(Figure scripts)
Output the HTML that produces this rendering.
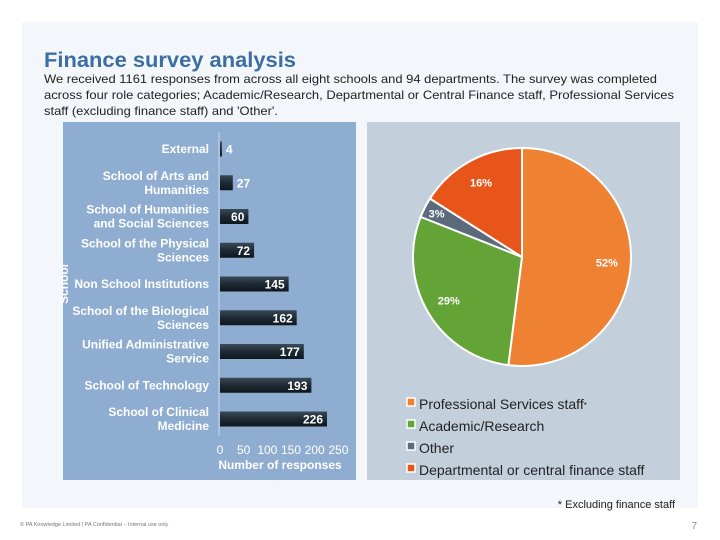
<!DOCTYPE html>
<html><head><meta charset="utf-8"><style>
html,body{margin:0;padding:0;background:#fff;}
svg{display:block;font-family:"Liberation Sans",Arial,sans-serif;}
</style></head><body>
<svg id="s" width="720" height="540" viewBox="0 0 720 540">
<defs>
<linearGradient id="bg" x1="0" y1="0" x2="0" y2="1">
<stop offset="0" stop-color="#3a4a58"/><stop offset="0.5" stop-color="#1e2a34"/><stop offset="1" stop-color="#0e161d"/>
</linearGradient>
</defs>
<rect x="22" y="22" width="676" height="486" fill="#f3f6fa"/>
<text x="44" y="67" font-size="21" font-weight="bold" fill="#3c6ea3" textLength="252" lengthAdjust="spacingAndGlyphs">Finance survey analysis</text>
<g font-size="12" fill="#222">
<text x="44" y="83" textLength="613" lengthAdjust="spacingAndGlyphs">We received 1161 responses from across all eight schools and 94 departments. The survey was completed</text>
<text x="44" y="99" textLength="630" lengthAdjust="spacingAndGlyphs">across four role categories; Academic/Research, Departmental or Central Finance staff, Professional Services</text>
<text x="44" y="115" textLength="234" lengthAdjust="spacingAndGlyphs">staff (excluding finance staff) and 'Other'.</text>
</g>
<rect x="63" y="122" width="293" height="358" fill="#8fadd0"/>
<rect x="367" y="122" width="313" height="358" fill="#c3cfdb"/>
<g id="bars"></g>
<g id="pie"></g>
<g id="legend"></g>
<text x="675" y="508" font-size="11" fill="#222" text-anchor="end">* Excluding finance staff</text>
<text x="20" y="526" font-size="5.5" fill="#777">© PA Knowledge Limited  |  PA Confidential – Internal use only</text>
<text x="697" y="529" font-size="10" fill="#888" text-anchor="end">7</text>
</svg>
<script>
const categories = [["External"],["School of Arts and","Humanities"],["School of Humanities","and Social Sciences"],["School of the Physical","Sciences"],["Non School Institutions"],["School of the Biological","Sciences"],["Unified Administrative","Service"],["School of Technology"],["School of Clinical","Medicine"]];
const responses = [4,27,60,72,145,162,177,193,226];
const xTicks = [0,50,100,150,200,250];
const pieLabels = ["Professional Services staff","Academic/Research","Other","Departmental or central finance staff"];
const pieValues = [52,29,3,16];
const pieColors = ["#ee8232","#64a336","#5b6b7b","#e8551b"];

const NS="http://www.w3.org/2000/svg";
function mk(t,a,p){const e=document.createElementNS(NS,t);for(const k in a)e.setAttribute(k,a[k]);p.appendChild(e);return e;}
const x0=220, xs=0.4735;
const X=v=>x0+v*xs;
const Y=i=>149+i*33.75;
const bars=document.getElementById('bars');
mk('line',{x1:219,y1:132,x2:219,y2:436,stroke:'#c8d6e8','stroke-width':1},bars);
responses.forEach((v,i)=>{
  const r=mk('rect',{x:x0,y:Y(i)-7.5,width:Math.max(1,v*xs),height:15,fill:'url(#bg)'},bars);
  
  
  const t=mk('text',{x:X(v)+(v<40?4:-4),y:Y(i)+4.5,'font-size':12,'font-weight':'bold',fill:'#fff','text-anchor':v<40?'start':'end'},bars);
  t.textContent=v;
  
  
  const lines=categories[i];
  lines.forEach((ln,j)=>{
    const c=mk('text',{x:209,y:Y(i)+4-(lines.length-1)*7+j*14,'font-size':12,'font-weight':'bold',fill:'#fff','text-anchor':'end'},bars);
    c.textContent=ln;
    
    
  });
});
xTicks.forEach(v=>{
  const t=mk('text',{x:X(v),y:454,'font-size':12,fill:'#fff','text-anchor':'middle'},bars);
  t.textContent=v;
  
  
});
const xt=mk('text',{x:280,y:469,'font-size':12,'font-weight':'bold',fill:'#fff','text-anchor':'middle'},bars);
xt.textContent='Number of responses';


const yt=mk('text',{x:0,y:0,'font-size':12,'font-weight':'bold',fill:'#fff','text-anchor':'middle',transform:'translate(68,284) rotate(-90)'},bars);
yt.textContent='School';



const pie=document.getElementById('pie');
const cx=522, cy=257, R=109;
const total=pieValues.reduce((a,b)=>a+b,0);
let a=0;
pieValues.forEach((v,i)=>{
  const a1=a+v/total*2*Math.PI;
  const p=(t)=>[cx+R*Math.sin(t),cy-R*Math.cos(t)];
  const [sx,sy]=p(a),[ex,ey]=p(a1);
  const path=mk('path',{d:`M${cx},${cy} L${sx},${sy} A${R},${R} 0 ${a1-a>Math.PI?1:0} 1 ${ex},${ey} Z`,fill:pieColors[i],stroke:'#fff','stroke-width':2},pie);
  
  
  const m=(a+a1)/2, lr=v<5?R*0.88:R*0.78;
  const t=mk('text',{x:cx+lr*Math.sin(m),y:cy-lr*Math.cos(m)+4,'font-size':11,'font-weight':'bold',fill:'#fff','text-anchor':'middle'},pie);
  t.textContent=v+'%';
  
  
  a=a1;
});
const leg=document.getElementById('legend');
pieLabels.forEach((l,i)=>{
  const y=404+i*22;
  const s=mk('rect',{x:407,y:y-6,width:8,height:8,fill:pieColors[i],stroke:'#fff','stroke-width':1.5},leg);
  
  
  const t=mk('text',{x:419,y:y+5,'font-size':14,fill:'#222'},leg);
  t.textContent=l;
  
  
  if(i===0){const st=mk('tspan',{'font-size':8,dy:-1},t);st.textContent='*';}
});
</script>
</body></html>
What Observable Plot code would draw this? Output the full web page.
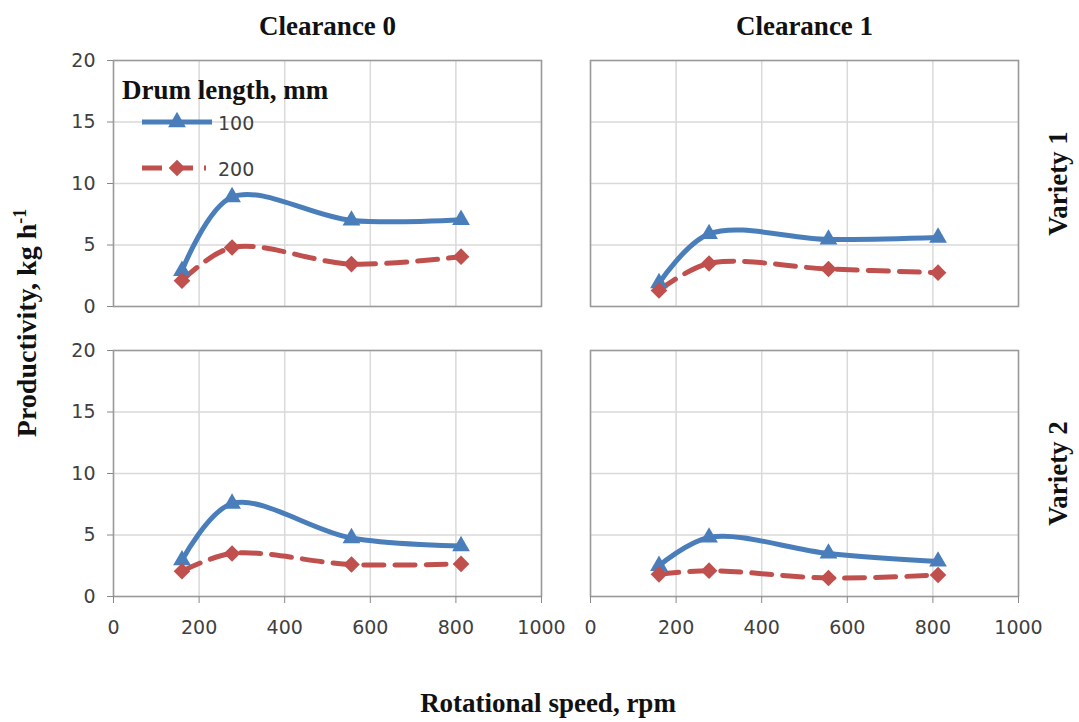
<!DOCTYPE html>
<html><head><meta charset="utf-8">
<script src="https://cdn.jsdelivr.net/npm/d3@7"></script>
<script src="https://cdn.jsdelivr.net/npm/@observablehq/plot@0.6"></script>
<style>
body{margin:0;background:#fff;}
#wrap{position:relative;width:1079px;height:722px;overflow:hidden;}
.lbl{position:absolute;font-family:"Liberation Serif",serif;font-weight:bold;font-size:27px;line-height:1;color:#111;white-space:nowrap;}
.leg{position:absolute;font-family:"DejaVu Sans",sans-serif;font-size:19px;line-height:1;color:#404040;white-space:nowrap;}
</style></head><body><div id="wrap"></div>
<script>
// ---- data ----
const speeds = [160, 277, 556, 812];             // rotational speed, rpm
const clearances = ["Clearance 0", "Clearance 1"];
const varieties = ["Variety 1", "Variety 2"];
const drumLengths = ["100", "200"];               // mm
const xTicks = [0, 200, 400, 600, 800, 1000];
const yTicks = [0, 5, 10, 15, 20];

const c0v1_100 = [2.9, 8.9, 7.0, 7.05];
const c0v1_200 = [2.1, 4.8, 3.45, 4.05];
const c1v1_100 = [1.9, 5.9, 5.45, 5.6];
const c1v1_200 = [1.3, 3.5, 3.05, 2.75];
const c0v2_100 = [2.95, 7.55, 4.75, 4.1];
const c0v2_200 = [2.05, 3.5, 2.6, 2.65];
const c1v2_100 = [2.5, 4.8, 3.5, 2.85];
const c1v2_200 = [1.8, 2.1, 1.5, 1.75];

const colors = ["#4a7ebb", "#c0504d"];

const series = [
  [clearances[0], varieties[0], drumLengths[0], c0v1_100],
  [clearances[0], varieties[0], drumLengths[1], c0v1_200],
  [clearances[1], varieties[0], drumLengths[0], c1v1_100],
  [clearances[1], varieties[0], drumLengths[1], c1v1_200],
  [clearances[0], varieties[1], drumLengths[0], c0v2_100],
  [clearances[0], varieties[1], drumLengths[1], c0v2_200],
  [clearances[1], varieties[1], drumLengths[0], c1v2_100],
  [clearances[1], varieties[1], drumLengths[1], c1v2_200]
];
const rows = [];
for (const [clearance, variety, drum, vals] of series)
  vals.forEach((v, i) => rows.push({clearance, variety, drum, speed: speeds[i], value: v}));

const serif = "Liberation Serif, serif";

const chart = Plot.plot({
  width: 1079, height: 722,
  marginLeft: 113, marginRight: 61, marginTop: 60, marginBottom: 126,
  style: {fontFamily: "DejaVu Sans, sans-serif", fontSize: "19px", color: "#404040", background: "white", overflow: "visible"},
  facet: {data: rows, x: "clearance", y: "variety"},
  fx: {domain: clearances, padding: 0.103},
  fy: {domain: varieties, padding: 0.152},
  x: {domain: [0, 1000]},
  y: {domain: [0, 20]},
  marks: [
    Plot.gridX({ticks: xTicks, stroke: "#d9d9d9", strokeOpacity: 1, strokeWidth: 1.5}),
    Plot.gridY({ticks: yTicks, stroke: "#d9d9d9", strokeOpacity: 1, strokeWidth: 1.5}),
    Plot.frame({stroke: "#9a9a9a", strokeWidth: 1.5}),
    Plot.axisX({ticks: xTicks, tickFormat: d => String(d), tickSize: 7, tickPadding: 17, label: null, stroke: "#888", fill: "#404040"}),
    Plot.axisY({ticks: yTicks, tickFormat: d => String(d), tickSize: 6, tickPadding: 12, label: null, stroke: "#888", fill: "#404040"}),
    Plot.axisFx({anchor: "top", tickSize: 0, tickPadding: 26, label: null, fontFamily: serif, fontWeight: "bold", fontSize: 27, fill: "#111"}),
    Plot.axisFy({anchor: "right", tickSize: 0, tickPadding: 48, tickRotate: -90, label: null, fontFamily: serif, fontWeight: "bold", fontSize: 27, fill: "#111"}),
    Plot.line(rows, {filter: d => d.drum === drumLengths[0], x: "speed", y: "value", stroke: colors[0], strokeWidth: 5, curve: "catmull-rom"}),
    Plot.line(rows, {filter: d => d.drum === drumLengths[1], x: "speed", y: "value", stroke: colors[1], strokeWidth: 5, strokeDasharray: "20,11", curve: "catmull-rom"}),
    Plot.dot(rows, {filter: d => d.drum === drumLengths[0], x: "speed", y: "value", symbol: "triangle", fill: colors[0], r: 6.6}),
    Plot.dot(rows, {filter: d => d.drum === drumLengths[1], x: "speed", y: "value", symbol: "diamond2", fill: colors[1], r: 7.5})
  ]
});
const wrap = document.getElementById("wrap");
wrap.appendChild(chart);

// axis titles
const yl = document.createElement("div");
yl.className = "lbl";
yl.style.fontSize = "28px";
yl.innerHTML = "Productivity, kg h<sup style='font-size:18px;vertical-align:10px'>-1</sup>";
yl.style.left = "26px"; yl.style.top = "323px";
yl.style.transform = "translate(-50%,-50%) rotate(-90deg)";
wrap.appendChild(yl);

const xl = document.createElement("div");
xl.className = "lbl";
xl.textContent = "Rotational speed, rpm";
xl.style.left = "548px"; xl.style.top = "703px";
xl.style.transform = "translate(-50%,-50%)";
wrap.appendChild(xl);

// legend
const lt = document.createElement("div");
lt.className = "lbl";
lt.textContent = "Drum length, mm";
lt.style.left = "122px"; lt.style.top = "77px";
wrap.appendChild(lt);

const sym = [d3.symbolTriangle, d3.symbolDiamond2];
drumLengths.forEach((name, i) => {
  const cy = [122, 168][i];
  const ns = "http://www.w3.org/2000/svg";
  const s = document.createElementNS(ns, "svg");
  s.setAttribute("width", 76); s.setAttribute("height", 20);
  s.style.position = "absolute"; s.style.left = "140px"; s.style.top = (cy - 10) + "px"; s.style.overflow = "visible";
  const ln = document.createElementNS(ns, "line");
  ln.setAttribute("x1", 2); ln.setAttribute("x2", i === 0 ? 72 : 66);
  ln.setAttribute("y1", 10); ln.setAttribute("y2", 10);
  ln.setAttribute("stroke", colors[i]); ln.setAttribute("stroke-width", 5);
  if (i === 1) ln.setAttribute("stroke-dasharray", "20,11");
  s.appendChild(ln);
  const p = document.createElementNS(ns, "path");
  p.setAttribute("d", d3.symbol(sym[i], Math.PI * (i === 0 ? 43.6 : 56))());
  p.setAttribute("transform", "translate(37,10)");
  p.setAttribute("fill", colors[i]);
  s.appendChild(p);
  wrap.appendChild(s);
  const t = document.createElement("div");
  t.className = "leg";
  t.textContent = name;
  t.style.left = "218px"; t.style.top = (cy - 8) + "px";
  wrap.appendChild(t);
});
</script>
</body></html>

§ PROBLEM DETAILS:
Look through the data and gather every line with the string "this" in it.

§ COMPLETE ANSWER:
Output the HTML that produces this rendering.
What Observable Plot code would draw this? Output the full web page.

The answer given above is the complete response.